WRITTEN INSTRUCTION: The required output is a word-for-word copy of the lines from the line bearing "Rebuild this chart" through the line bearing "theta = np.linspace(0, np.pi, 33)", inclusive, and no other lines.

MATERIAL PROVIDED:
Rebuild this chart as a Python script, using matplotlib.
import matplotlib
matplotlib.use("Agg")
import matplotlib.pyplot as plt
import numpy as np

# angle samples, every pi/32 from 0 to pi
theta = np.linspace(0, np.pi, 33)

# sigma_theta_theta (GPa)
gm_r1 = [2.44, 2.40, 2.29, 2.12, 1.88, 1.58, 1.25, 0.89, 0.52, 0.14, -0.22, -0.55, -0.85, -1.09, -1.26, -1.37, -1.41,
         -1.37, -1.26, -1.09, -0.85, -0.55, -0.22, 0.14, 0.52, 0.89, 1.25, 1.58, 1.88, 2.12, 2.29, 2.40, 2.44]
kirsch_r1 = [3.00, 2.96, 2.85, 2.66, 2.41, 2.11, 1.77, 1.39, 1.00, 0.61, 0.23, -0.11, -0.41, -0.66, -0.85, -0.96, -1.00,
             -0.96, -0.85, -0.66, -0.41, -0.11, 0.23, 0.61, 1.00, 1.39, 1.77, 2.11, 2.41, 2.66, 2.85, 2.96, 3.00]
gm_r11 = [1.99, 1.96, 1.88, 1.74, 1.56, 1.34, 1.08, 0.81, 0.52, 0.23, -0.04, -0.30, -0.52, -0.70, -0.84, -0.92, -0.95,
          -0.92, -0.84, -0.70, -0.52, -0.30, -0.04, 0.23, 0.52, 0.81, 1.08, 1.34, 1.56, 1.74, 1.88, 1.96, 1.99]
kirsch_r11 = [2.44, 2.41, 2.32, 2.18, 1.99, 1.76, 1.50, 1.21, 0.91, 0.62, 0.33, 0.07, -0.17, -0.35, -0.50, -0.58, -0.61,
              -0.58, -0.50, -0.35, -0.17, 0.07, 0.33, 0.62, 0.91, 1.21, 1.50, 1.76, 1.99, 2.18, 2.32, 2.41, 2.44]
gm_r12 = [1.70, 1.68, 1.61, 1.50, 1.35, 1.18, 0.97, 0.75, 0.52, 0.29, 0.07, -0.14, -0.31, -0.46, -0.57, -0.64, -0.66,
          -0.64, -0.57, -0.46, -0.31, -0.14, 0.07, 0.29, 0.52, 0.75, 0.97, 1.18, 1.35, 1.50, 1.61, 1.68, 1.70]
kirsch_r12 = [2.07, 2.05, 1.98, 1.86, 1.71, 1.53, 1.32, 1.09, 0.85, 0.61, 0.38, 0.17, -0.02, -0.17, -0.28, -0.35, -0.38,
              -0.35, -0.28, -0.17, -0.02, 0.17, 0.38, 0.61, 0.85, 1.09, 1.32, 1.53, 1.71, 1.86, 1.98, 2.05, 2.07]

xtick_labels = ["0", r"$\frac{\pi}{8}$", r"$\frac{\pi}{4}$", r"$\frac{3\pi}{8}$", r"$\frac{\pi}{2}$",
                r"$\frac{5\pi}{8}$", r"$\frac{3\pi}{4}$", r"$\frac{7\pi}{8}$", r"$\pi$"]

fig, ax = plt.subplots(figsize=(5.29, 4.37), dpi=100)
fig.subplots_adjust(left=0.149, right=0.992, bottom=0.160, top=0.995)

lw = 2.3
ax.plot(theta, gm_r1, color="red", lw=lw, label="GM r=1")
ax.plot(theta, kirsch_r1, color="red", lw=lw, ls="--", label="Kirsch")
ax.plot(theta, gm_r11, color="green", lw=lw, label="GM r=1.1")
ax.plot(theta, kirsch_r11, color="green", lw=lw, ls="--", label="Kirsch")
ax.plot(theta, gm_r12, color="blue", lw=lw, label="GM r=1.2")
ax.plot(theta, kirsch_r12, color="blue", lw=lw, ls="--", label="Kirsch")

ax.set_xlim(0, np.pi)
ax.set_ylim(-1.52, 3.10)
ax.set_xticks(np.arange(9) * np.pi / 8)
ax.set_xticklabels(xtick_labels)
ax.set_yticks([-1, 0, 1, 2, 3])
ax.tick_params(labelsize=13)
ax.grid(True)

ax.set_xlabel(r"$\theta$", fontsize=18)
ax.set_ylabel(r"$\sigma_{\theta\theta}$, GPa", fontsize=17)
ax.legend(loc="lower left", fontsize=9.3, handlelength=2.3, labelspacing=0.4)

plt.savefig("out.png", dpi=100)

...

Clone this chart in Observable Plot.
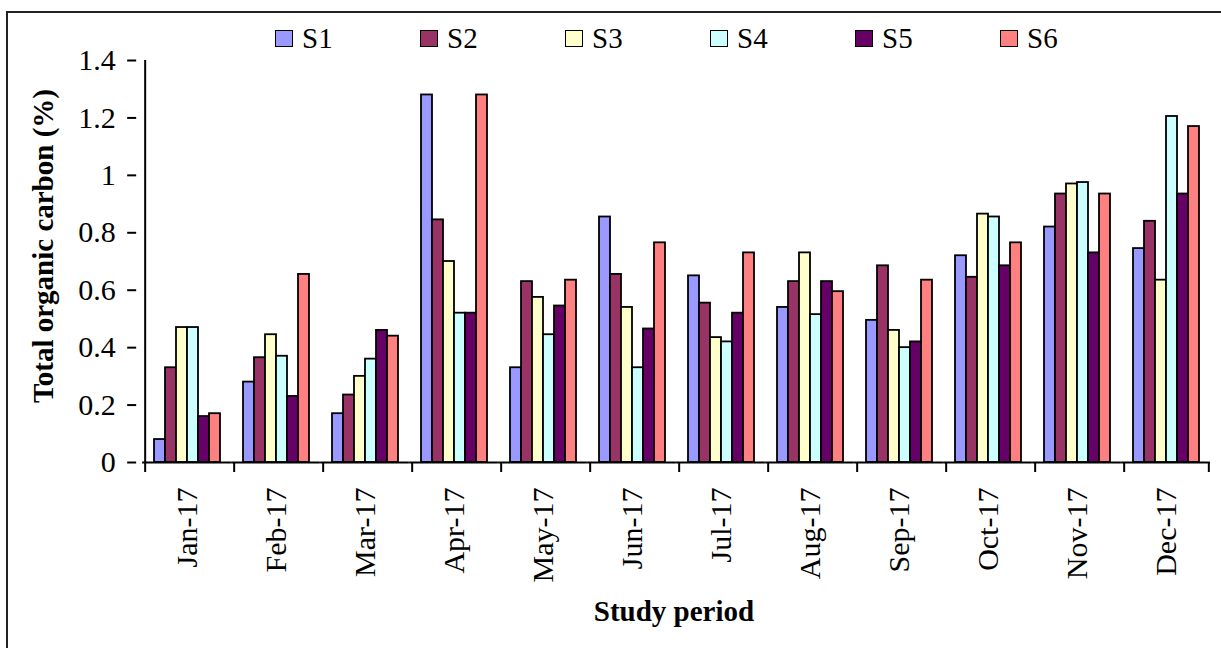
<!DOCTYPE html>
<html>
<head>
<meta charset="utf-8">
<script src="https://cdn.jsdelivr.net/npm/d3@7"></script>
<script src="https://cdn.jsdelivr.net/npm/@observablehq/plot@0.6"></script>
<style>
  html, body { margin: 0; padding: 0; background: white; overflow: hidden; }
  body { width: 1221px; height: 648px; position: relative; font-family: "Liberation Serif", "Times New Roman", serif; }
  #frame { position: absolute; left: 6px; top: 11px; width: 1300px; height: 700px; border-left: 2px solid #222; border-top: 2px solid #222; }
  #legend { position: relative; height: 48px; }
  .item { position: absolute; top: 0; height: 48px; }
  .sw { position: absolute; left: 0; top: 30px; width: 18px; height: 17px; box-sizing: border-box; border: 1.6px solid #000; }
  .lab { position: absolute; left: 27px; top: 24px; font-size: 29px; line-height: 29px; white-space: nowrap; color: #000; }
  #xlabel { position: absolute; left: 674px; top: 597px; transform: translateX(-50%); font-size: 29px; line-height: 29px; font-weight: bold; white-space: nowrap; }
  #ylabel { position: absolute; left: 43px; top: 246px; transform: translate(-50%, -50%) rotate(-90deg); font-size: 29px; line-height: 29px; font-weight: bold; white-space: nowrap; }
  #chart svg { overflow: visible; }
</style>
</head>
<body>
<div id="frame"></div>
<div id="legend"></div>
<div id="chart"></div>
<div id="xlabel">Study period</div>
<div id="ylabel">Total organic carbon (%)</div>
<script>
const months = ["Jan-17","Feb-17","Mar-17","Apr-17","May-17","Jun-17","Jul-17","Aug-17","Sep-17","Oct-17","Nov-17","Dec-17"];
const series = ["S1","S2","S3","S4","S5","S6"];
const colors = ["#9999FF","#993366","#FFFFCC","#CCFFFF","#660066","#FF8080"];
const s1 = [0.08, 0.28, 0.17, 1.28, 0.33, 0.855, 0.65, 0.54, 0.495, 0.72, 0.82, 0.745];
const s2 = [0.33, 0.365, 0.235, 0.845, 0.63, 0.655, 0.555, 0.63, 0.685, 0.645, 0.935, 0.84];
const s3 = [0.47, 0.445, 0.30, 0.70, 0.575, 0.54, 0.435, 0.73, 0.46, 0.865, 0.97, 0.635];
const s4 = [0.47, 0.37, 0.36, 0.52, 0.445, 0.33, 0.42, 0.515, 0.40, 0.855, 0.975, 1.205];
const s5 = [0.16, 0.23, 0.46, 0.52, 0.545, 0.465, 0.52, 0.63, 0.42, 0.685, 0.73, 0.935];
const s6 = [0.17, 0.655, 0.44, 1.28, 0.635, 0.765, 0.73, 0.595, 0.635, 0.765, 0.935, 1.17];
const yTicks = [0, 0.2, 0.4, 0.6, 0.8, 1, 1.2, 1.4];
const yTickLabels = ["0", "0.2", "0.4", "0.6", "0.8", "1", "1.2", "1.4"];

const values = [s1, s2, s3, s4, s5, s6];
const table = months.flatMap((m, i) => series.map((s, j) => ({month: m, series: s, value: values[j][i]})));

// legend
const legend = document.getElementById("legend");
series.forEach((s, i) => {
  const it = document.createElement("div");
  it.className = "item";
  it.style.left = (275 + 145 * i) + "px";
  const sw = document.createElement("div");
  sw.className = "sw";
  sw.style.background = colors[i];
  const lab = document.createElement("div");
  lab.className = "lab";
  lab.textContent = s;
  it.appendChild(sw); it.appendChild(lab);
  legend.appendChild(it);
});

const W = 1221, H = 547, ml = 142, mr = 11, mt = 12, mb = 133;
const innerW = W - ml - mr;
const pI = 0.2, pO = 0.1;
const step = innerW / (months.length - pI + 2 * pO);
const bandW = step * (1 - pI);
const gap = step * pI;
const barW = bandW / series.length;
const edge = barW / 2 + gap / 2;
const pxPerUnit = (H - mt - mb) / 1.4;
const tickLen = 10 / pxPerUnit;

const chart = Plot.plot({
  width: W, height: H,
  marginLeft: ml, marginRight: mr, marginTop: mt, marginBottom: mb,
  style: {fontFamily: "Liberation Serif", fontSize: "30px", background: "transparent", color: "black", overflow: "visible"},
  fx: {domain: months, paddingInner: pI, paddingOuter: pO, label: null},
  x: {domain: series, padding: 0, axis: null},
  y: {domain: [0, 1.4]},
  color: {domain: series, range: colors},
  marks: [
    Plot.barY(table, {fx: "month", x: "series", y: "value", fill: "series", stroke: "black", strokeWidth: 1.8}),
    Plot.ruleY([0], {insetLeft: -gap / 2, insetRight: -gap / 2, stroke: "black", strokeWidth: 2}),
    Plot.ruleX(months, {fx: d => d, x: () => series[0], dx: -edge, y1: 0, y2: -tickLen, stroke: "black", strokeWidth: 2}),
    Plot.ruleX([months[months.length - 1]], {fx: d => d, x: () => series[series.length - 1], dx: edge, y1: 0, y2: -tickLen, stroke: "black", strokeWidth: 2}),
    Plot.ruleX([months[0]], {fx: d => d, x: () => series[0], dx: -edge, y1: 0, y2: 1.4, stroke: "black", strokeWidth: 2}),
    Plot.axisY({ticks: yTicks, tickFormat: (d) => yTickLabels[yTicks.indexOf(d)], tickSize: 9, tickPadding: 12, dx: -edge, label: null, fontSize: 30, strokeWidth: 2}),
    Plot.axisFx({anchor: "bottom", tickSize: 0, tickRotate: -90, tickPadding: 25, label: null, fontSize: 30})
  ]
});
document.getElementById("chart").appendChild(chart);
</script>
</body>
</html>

FULL SOLUTION:
Rebuild this chart as a Python script, using matplotlib.
import matplotlib
matplotlib.use("Agg")
import matplotlib.pyplot as plt
import numpy as np

# angle samples, every pi/32 from 0 to pi
theta = np.linspace(0, np.pi, 33)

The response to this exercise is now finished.